The third part covers Nice with Ben Vautier, Marcel Alocco, Ken Friedman about Jean Dupuy and Charles Dreyfus talking about the continuation of Fluxus through 2003.
Includes a bibliography (1961-2004), a chronology of activities linked to Fluxus in France, and an album in color of paper ephemera, posters, etc. of the period. A significant contribution to the history of Fluxus.
Fluxus and Legacy (Visible Language, vol. 39.3, Part I) edited by Owen Smith of the University of Maine and Ken Friedman, Norwegian School of Management is volume one of a two-part examining of Fluxus today. This part examines the relationship between Fluxus and a range of artistic and art historical concerns, including the question of historical consciousness in the work of specific artists. Contributors include Bertrand Clavez on the relationship of Fluxus to the artistic practice of recent decades; Ina Blom on the historiographic dialelctic of Ben Vautier’s signature; and a special collection of conversations and notes by children of the Fluxus artists compiled by Hannah Higgins (herself a “Fluxkid”). Owen Smith examines Fluxus and learning strategies, and the issue ends with an inquiry into historiography and legacy by Smith and Ken Friedman.
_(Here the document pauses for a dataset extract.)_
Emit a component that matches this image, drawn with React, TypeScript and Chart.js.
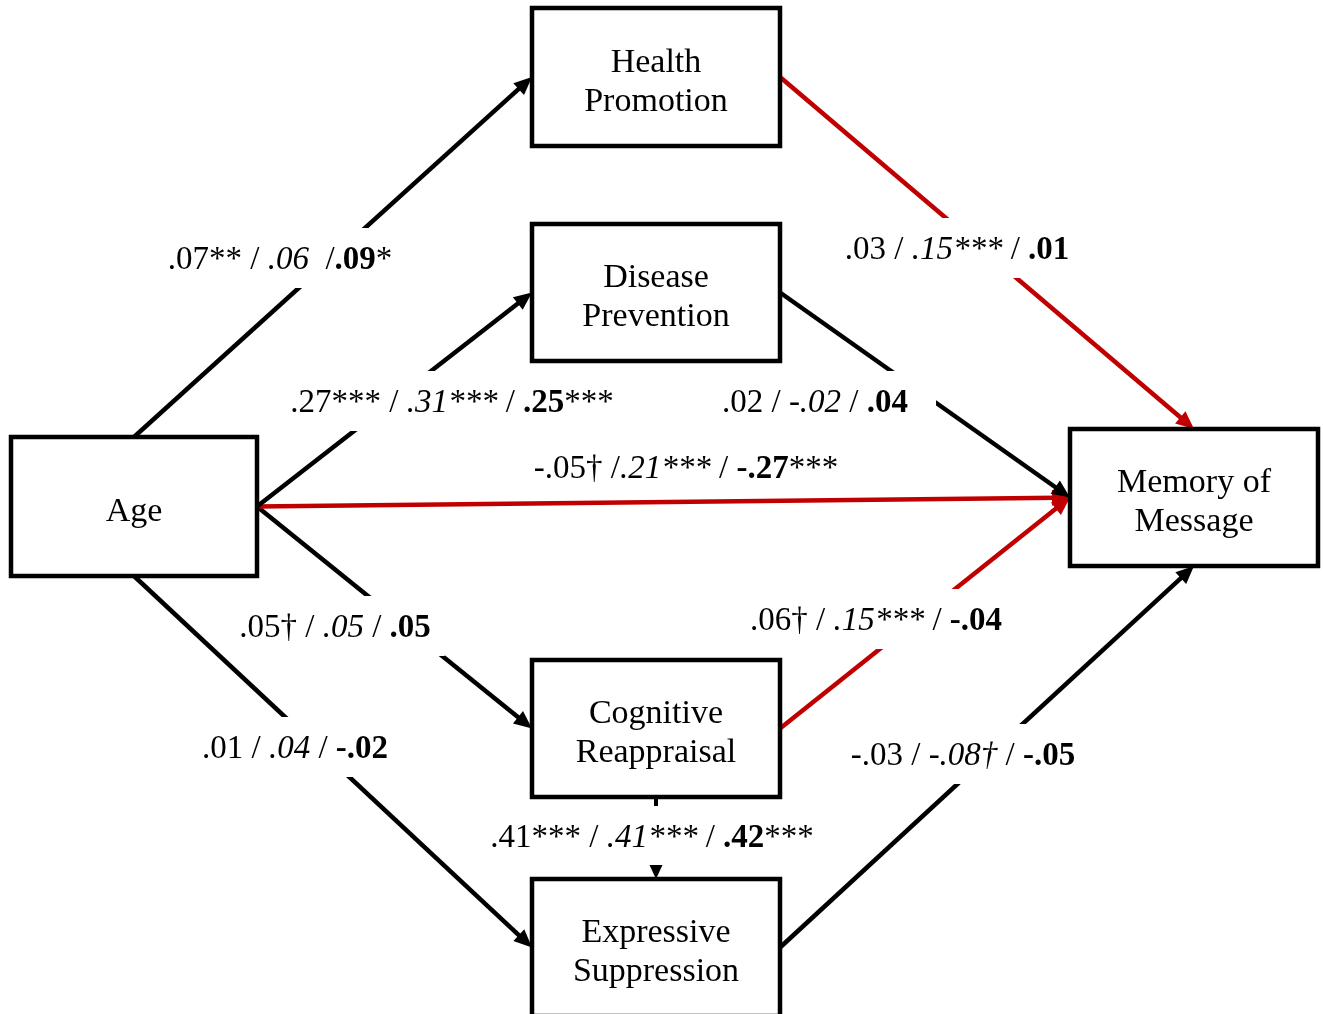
import React, { useEffect, useRef } from 'react';
import { Chart, registerables } from 'chart.js';

Chart.register(...registerables);

const SERIF = '"Liberation Serif", "Times New Roman", Times, serif';
const PATH_RED = '#c00000';
const INK = '#000000';

// Constructs in the model
const constructs = [
  'Age',
  'Health\nPromotion',
  'Disease\nPrevention',
  'Memory of\nMessage',
  'Cognitive\nReappraisal',
  'Expressive\nSuppression',
];

// Box layout in diagram units (origin top-left)
const boxLeft = [11, 532, 532, 1070, 532, 532];
const boxRight = [257, 780, 780, 1318, 780, 780];
const boxTop = [437, 8, 224, 429, 660, 879];
const boxBottom = [576, 146, 361, 566, 797, 1016];

// Paths: source -> target
const pathSource = [0, 0, 0, 0, 0, 1, 2, 4, 5, 4];
const pathTarget = [1, 2, 3, 4, 5, 3, 3, 3, 3, 5];
const sourceSide = ['top', 'right', 'right', 'right', 'bottom', 'right', 'right', 'right', 'right', 'bottom'];
const targetSide = ['left', 'left', 'left', 'left', 'left', 'top', 'left', 'left', 'bottom', 'top'];
const pathHighlighted = [false, false, true, false, false, true, false, true, false, false];
const pathMinor = [false, false, false, false, false, false, false, false, false, true];

// Path coefficients: regular / italic / bold
const coefRegular = ['.07**', '.27***', '-.05†', '.05†', '.01', '.03', '.02', '.06†', '-.03', '.41***'];
const coefItalic = ['.06', '.31***', '.21***', '.05', '.04', '.15***', '-.02', '.15***', '-.08†', '.41***'];
const coefBold = ['.09*', '.25***', '-.27***', '.05', '-.02', '.01', '.04', '-.04', '-.05', '.42***'];
const firstSeparator = [' / ', ' / ', ' /', ' / ', ' / ', ' / ', ' / ', ' / ', ' / ', ' / '];
const secondSeparator = ['  /', ' / ', ' / ', ' / ', ' / ', ' / ', ' / ', ' / ', ' / ', ' / '];

// Coefficient label centres
const labelX = [280, 452, 686, 335, 295, 957, 815, 876, 963, 652];
const labelY = [258, 401, 467, 626, 747, 248, 401, 619, 754, 836];
const labelMasksPath = [true, true, false, true, true, true, true, true, true, true];
const labelMaskPad = [14, 14, 14, 14, 14, 14, 28, 14, 14, 14];

const LABEL_SIZE = 33;
const BOX_SIZE = 34;
const LINE_GAP = 39;

type Pt = { x: number; y: number };

function anchor(i: number, side: string): Pt {
  const cx = (boxLeft[i] + boxRight[i]) / 2;
  const cy = (boxTop[i] + boxBottom[i]) / 2;
  if (side === 'top') return { x: cx, y: boxTop[i] };
  if (side === 'bottom') return { x: cx, y: boxBottom[i] };
  if (side === 'left') return { x: boxLeft[i], y: cy };
  return { x: boxRight[i], y: cy };
}

function arrowSize(i: number) {
  return pathMinor[i] ? { len: 14, half: 6.5 } : { len: 18, half: 8 };
}

function pathData(i: number): Pt[] {
  const s = anchor(pathSource[i], sourceSide[i]);
  const e = anchor(pathTarget[i], targetSide[i]);
  const dx = e.x - s.x;
  const dy = e.y - s.y;
  const d = Math.hypot(dx, dy);
  const back = arrowSize(i).len * 0.7;
  return [s, { x: e.x - (dx / d) * back, y: e.y - (dy / d) * back }];
}

type Seg = { text: string; font: string };

function fontOf(style: string) {
  return `${style ? style + ' ' : ''}${LABEL_SIZE}px ${SERIF}`;
}

function splitCoef(s: string, style: string, markStyle: string): Seg[] {
  const m = s.match(/^(-?\.\d+)(.*)$/);
  if (!m) return [{ text: s, font: fontOf(style) }];
  const out: Seg[] = [{ text: m[1], font: fontOf(style) }];
  if (m[2]) out.push({ text: m[2], font: fontOf(markStyle) });
  return out;
}

function labelSegments(i: number): Seg[] {
  return [
    ...splitCoef(coefRegular[i], '', ''),
    { text: firstSeparator[i], font: fontOf('') },
    ...splitCoef(coefItalic[i], 'italic', 'italic'),
    { text: secondSeparator[i], font: fontOf('') },
    ...splitCoef(coefBold[i], 'bold', ''),
  ];
}

const diagramPlugin = {
  id: 'pathDiagram',
  afterDatasetsDraw(chart: any) {
    const { ctx } = chart;
    const xs = chart.scales.x;
    const ys = chart.scales.y;
    const px = (v: number) => xs.getPixelForValue(v);
    const py = (v: number) => ys.getPixelForValue(v);

    // measure labels
    const measured = labelX.map((_, i) => {
      const segs = labelSegments(i);
      let w = 0;
      const widths = segs.map((sg) => {
        ctx.font = sg.font;
        const mw = ctx.measureText(sg.text).width;
        w += mw;
        return mw;
      });
      return { segs, widths, w };
    });

    ctx.save();
    // white masks where labels interrupt the paths
    ctx.fillStyle = '#ffffff';
    labelX.forEach((lx, i) => {
      if (!labelMasksPath[i]) return;
      const cx = px(lx);
      const cy = py(labelY[i]);
      const w = measured[i].w + 2 * labelMaskPad[i];
      ctx.fillRect(cx - w / 2, cy - 30, w, 60);
    });

    // arrowheads
    pathSource.forEach((_, i) => {
      const s = anchor(pathSource[i], sourceSide[i]);
      const e = anchor(pathTarget[i], targetSide[i]);
      const sx = px(s.x), sy = py(s.y), ex = px(e.x), ey = py(e.y);
      const d = Math.hypot(ex - sx, ey - sy);
      const ux = (ex - sx) / d, uy = (ey - sy) / d;
      const { len, half } = arrowSize(i);
      const bx = ex - ux * len, by = ey - uy * len;
      ctx.fillStyle = pathHighlighted[i] ? PATH_RED : INK;
      ctx.beginPath();
      ctx.moveTo(ex, ey);
      ctx.lineTo(bx - uy * half, by + ux * half);
      ctx.lineTo(bx + uy * half, by - ux * half);
      ctx.closePath();
      ctx.fill();
    });

    // construct boxes
    constructs.forEach((name, i) => {
      const x0 = px(boxLeft[i]), x1 = px(boxRight[i]);
      const y0 = py(boxTop[i]), y1 = py(boxBottom[i]);
      ctx.fillStyle = '#ffffff';
      ctx.fillRect(x0, y0, x1 - x0, y1 - y0);
      ctx.strokeStyle = INK;
      ctx.lineWidth = 4.5;
      ctx.strokeRect(x0, y0, x1 - x0, y1 - y0);
      const lines = name.split('\n');
      const cx = (x0 + x1) / 2;
      const cy = (y0 + y1) / 2;
      ctx.fillStyle = INK;
      ctx.font = `${BOX_SIZE}px ${SERIF}`;
      ctx.textAlign = 'center';
      ctx.textBaseline = 'alphabetic';
      lines.forEach((ln, k) => {
        const base = cy + BOX_SIZE * 0.42 + (k - (lines.length - 1) / 2) * LINE_GAP;
        ctx.fillText(ln, cx, base);
      });
    });

    // coefficient labels
    ctx.textAlign = 'left';
    ctx.textBaseline = 'alphabetic';
    ctx.fillStyle = INK;
    labelX.forEach((lx, i) => {
      const { segs, widths, w } = measured[i];
      let x = px(lx) - w / 2;
      const base = py(labelY[i]) + LABEL_SIZE * 0.34;
      segs.forEach((sg, k) => {
        ctx.font = sg.font;
        ctx.fillText(sg.text, x, base);
        x += widths[k];
      });
    });
    ctx.restore();
  },
};

export default function App() {
  const canvasRef = useRef<HTMLCanvasElement | null>(null);

  useEffect(() => {
    document.body.style.margin = '0';
    const canvas = canvasRef.current;
    if (!canvas) return;
    const chart = new Chart(canvas, {
      type: 'scatter',
      data: {
        datasets: pathSource.map((_, i) => ({
          label: constructs[pathSource[i]] + ' → ' + constructs[pathTarget[i]],
          data: pathData(i),
          showLine: true,
          borderColor: pathHighlighted[i] ? PATH_RED : INK,
          borderWidth: pathMinor[i] ? 4 : 4.5,
          pointRadius: 0,
          pointHoverRadius: 0,
          fill: false,
        })),
      },
      options: {
        animation: false,
        responsive: false,
        devicePixelRatio: 1,
        events: [],
        layout: { padding: 0 },
        plugins: {
          legend: { display: false },
          tooltip: { enabled: false },
          title: { display: false },
        },
        scales: {
          x: { type: 'linear', min: 0, max: 1323, display: false },
          y: { type: 'linear', min: 0, max: 1014, reverse: true, display: false },
        },
      },
      plugins: [diagramPlugin],
    });
    return () => chart.destroy();
  }, []);

  return (
    <div style={{ width: 1323, height: 1014, background: '#ffffff' }}>
      <canvas ref={canvasRef} width={1323} height={1014} style={{ display: 'block' }} />
    </div>
  );
}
Fluxus After Fluxus (Visible Language, vol. 40.1,Part II) examines the relationship of younger artists to the Fluxus work. Contributors include Anne Klefstad on the difficult question of legacy, Celia Pearce ong ames as art and the aesthetics of play, and a dozen contemporary artists on their view of–and relation to–Fluxus. In addition, Lisa Moren has organized a special collection of event scores titled “Keep Walking Intently”, blending traditional Fluxus scores with parallel works by other artists and an introduction by Ina Blom. In their introduction, Owen Smith and Friedman discuss the dialectics of legacy, and Friedman problematizes the question of legacy in a bibliographic essay on the literature of Fluxus that accompanies a selective bibliography on Fluxus from 1961 to 2004.